Os bônus milionários a executivos, ao que tudo indica, minguarão. As propostas atuais vão na direção de esticá-los por vários anos, vinculá-los a resultados de longo prazo e ampliar a fatia de ações na remuneração. Lord Turner, claro, não os tem em alta estima. "Esses níveis assombrosos de pagamento não são uma medida da eficiência dos mercados ou do brilho individual, mas uma falha de mercado que dá largas rendas a um pequeno grupo de participantes."
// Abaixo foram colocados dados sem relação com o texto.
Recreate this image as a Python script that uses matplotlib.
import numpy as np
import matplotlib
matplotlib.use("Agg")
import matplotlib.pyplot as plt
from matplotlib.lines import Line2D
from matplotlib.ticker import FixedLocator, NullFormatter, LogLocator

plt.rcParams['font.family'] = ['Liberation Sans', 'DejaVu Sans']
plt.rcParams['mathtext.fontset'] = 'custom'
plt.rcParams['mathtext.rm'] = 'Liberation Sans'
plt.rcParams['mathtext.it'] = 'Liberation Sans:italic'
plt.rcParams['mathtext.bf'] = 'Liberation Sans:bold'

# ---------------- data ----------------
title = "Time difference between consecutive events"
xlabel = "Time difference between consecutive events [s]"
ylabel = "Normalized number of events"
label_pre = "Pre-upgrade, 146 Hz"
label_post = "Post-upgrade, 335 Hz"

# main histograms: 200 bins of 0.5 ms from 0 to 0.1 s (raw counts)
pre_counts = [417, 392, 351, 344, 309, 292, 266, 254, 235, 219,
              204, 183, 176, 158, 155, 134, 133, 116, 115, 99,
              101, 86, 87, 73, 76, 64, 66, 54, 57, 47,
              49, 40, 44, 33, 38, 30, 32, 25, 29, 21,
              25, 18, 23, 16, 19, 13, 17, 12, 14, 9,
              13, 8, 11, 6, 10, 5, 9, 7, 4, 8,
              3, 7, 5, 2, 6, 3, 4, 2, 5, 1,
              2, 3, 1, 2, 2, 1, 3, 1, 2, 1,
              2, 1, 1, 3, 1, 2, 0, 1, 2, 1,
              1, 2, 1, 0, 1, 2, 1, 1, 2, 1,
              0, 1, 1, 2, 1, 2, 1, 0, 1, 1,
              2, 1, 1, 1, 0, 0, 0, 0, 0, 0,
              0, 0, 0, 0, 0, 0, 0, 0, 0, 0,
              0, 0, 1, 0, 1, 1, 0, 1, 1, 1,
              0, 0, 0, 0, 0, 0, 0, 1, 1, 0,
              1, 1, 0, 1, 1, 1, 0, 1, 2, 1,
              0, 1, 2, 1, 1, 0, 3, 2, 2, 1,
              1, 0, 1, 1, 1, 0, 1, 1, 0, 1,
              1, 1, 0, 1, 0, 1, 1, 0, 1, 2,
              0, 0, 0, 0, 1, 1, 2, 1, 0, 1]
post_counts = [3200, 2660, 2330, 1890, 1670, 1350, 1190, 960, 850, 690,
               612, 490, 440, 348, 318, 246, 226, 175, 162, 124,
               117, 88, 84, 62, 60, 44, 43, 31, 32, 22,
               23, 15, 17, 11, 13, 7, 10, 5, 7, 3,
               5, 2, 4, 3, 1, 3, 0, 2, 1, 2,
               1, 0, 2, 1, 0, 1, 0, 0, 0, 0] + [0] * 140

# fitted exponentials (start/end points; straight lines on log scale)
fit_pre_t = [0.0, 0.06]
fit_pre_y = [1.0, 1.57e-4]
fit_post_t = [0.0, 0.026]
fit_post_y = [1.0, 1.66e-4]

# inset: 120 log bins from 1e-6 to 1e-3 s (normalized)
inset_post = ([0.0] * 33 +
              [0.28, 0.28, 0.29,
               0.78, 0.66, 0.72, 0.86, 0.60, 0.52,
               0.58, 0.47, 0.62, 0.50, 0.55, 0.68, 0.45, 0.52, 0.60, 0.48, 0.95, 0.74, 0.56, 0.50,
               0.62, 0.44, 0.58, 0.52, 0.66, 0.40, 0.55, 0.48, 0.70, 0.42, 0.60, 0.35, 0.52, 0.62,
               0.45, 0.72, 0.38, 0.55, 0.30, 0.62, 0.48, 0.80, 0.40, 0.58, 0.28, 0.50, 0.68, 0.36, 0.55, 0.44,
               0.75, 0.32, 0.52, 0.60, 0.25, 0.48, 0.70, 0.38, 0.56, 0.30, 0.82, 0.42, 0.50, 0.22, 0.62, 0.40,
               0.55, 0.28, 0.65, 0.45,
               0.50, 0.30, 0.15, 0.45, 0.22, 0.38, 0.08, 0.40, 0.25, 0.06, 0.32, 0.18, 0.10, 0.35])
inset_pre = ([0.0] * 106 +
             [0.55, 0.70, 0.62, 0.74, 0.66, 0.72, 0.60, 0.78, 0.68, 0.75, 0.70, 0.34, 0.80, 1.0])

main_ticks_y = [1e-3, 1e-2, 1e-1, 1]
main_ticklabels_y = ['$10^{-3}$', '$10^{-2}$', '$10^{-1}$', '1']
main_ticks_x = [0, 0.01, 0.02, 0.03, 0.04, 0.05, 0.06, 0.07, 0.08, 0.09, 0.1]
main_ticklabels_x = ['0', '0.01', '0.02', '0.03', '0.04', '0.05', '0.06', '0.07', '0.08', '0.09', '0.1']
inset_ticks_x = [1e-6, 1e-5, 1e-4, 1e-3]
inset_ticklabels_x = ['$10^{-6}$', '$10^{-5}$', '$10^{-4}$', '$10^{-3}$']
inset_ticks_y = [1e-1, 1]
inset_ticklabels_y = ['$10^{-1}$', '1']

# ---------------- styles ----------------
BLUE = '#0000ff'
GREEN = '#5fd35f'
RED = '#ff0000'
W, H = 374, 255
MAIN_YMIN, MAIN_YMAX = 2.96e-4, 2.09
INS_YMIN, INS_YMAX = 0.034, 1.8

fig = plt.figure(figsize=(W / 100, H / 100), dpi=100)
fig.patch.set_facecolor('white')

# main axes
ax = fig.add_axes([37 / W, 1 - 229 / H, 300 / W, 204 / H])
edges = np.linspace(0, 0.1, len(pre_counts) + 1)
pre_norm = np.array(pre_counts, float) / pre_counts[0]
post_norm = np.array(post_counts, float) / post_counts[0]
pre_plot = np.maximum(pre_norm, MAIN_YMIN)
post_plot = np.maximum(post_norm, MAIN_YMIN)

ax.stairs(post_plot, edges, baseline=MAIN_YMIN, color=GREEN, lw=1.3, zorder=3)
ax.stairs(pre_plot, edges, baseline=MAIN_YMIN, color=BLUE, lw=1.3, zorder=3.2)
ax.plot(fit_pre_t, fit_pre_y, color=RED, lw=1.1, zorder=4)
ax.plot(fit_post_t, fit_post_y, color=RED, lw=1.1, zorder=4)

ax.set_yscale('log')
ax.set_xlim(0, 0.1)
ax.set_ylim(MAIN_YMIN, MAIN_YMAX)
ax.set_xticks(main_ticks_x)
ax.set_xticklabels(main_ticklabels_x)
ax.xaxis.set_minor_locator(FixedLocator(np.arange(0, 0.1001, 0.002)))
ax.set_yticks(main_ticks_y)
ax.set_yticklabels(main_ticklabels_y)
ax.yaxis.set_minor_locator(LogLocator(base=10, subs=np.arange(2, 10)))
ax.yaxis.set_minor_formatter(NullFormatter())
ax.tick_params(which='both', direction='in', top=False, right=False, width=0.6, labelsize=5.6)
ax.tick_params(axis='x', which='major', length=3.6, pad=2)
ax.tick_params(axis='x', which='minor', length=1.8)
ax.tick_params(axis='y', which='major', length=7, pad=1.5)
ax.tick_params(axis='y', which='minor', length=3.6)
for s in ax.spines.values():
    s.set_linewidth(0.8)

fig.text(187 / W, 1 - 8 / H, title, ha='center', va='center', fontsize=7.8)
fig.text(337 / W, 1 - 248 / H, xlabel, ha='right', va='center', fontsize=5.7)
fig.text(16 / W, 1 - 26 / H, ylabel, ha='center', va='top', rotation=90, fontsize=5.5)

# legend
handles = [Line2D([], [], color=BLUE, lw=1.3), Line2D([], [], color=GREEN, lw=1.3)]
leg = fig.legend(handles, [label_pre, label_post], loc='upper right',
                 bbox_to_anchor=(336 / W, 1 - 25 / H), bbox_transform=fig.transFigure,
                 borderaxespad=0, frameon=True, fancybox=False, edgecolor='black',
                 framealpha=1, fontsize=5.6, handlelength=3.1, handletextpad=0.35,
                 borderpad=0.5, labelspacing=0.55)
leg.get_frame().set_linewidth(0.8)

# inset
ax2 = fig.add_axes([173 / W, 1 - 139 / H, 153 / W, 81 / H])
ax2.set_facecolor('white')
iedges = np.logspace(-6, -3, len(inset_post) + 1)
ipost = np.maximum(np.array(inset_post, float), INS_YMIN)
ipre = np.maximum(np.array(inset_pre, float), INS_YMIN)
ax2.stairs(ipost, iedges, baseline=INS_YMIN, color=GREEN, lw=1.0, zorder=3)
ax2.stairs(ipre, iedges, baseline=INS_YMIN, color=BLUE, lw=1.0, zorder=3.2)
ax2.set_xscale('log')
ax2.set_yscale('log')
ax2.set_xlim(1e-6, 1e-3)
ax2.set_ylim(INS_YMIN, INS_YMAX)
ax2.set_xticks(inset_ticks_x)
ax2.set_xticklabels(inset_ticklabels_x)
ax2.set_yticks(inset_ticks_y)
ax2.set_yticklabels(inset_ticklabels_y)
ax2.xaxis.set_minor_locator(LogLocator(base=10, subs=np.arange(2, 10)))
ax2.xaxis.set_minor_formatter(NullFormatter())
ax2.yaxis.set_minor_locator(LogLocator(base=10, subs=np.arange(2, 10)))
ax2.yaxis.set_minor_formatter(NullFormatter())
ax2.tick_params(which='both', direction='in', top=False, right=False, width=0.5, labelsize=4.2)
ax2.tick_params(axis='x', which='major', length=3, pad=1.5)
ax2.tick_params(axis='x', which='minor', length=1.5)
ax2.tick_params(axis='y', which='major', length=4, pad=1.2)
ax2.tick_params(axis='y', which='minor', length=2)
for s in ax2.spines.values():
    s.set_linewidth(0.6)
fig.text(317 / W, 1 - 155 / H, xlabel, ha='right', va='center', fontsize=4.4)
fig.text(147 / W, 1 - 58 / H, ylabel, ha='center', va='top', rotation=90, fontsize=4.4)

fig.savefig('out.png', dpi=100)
Se tudo der certo, os grandes bancos globais se parecerão mais com os do Canadá, que passaram ilesos pela crise. Serão menos "criativos" e internacionalizados, terão custo de capital um pouco maior, mas serão mais seguros e confiáveis. Nenhum problema nisso: o Canadá tem há muito tempo um dos melhores índices de desenvolvimento do mundo.